Encounter a variety of still life artwork from paintings to 3D sculptures.

Paintings of bowls of fruit, flowers, and objects on a table top are imagery commonly associated with classic still life art, but what about a photograph of books with miniature llamas on them, or a chandelier-like sculpture of kitchen and garden utensils? Drawn from the Gallery’s permanent collection, the artworks in this show depict carefully arranged—and sometimes unusual—scenes that reflect on and expand the still life genre.

The exhibition Small Stages considers the range of representation and expression within the genre of art known as still life. The tradition of still life painting encompasses the depiction of domestic objects such as food, bowls, and glassware; floral arrangements; and displays of objects of wealth, curiosity, and symbolic value.

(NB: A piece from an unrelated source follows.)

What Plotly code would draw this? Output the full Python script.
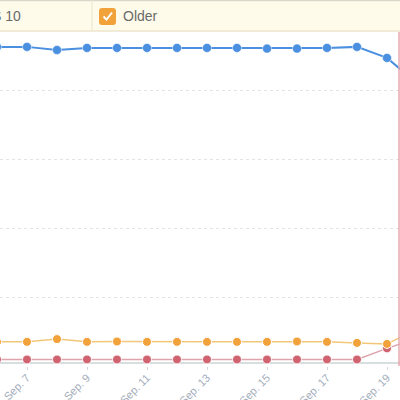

One can think of the still life composition as a stage set where an artist intentionally composes a scene, or vignette, where the interplay of the objects creates a story for our interpretation. The table top or shelf becomes the equivalent to the stage floor. The objects placed into the scene may evoke personal and cultural meanings, and the viewer’s own experiences will influence the associations that are brought to the work. Thus the composition of inanimate objects becomes quite animated by our thoughtful observations, contemplations, and interpretations. A still life can celebrate the simple things in life, present an allegory on the transience of human existence (vanitas), or point to broader social and cultural issues.

The artists included in the exhibition are:  Leonard Brett, Bill Burns, Share Corsaut, Sarindar Dhaliwal, Richard Davis, Julie Duschenes, Torrie Groening, Gu Xiong, Tam Irving, Carole Itter, Cameron Mathieson, Alex McLeod, my name is scot, David Ostrem, Joseph Plaskett, Bob Strazicich, Doug Taylor, Joanna S. Wilson.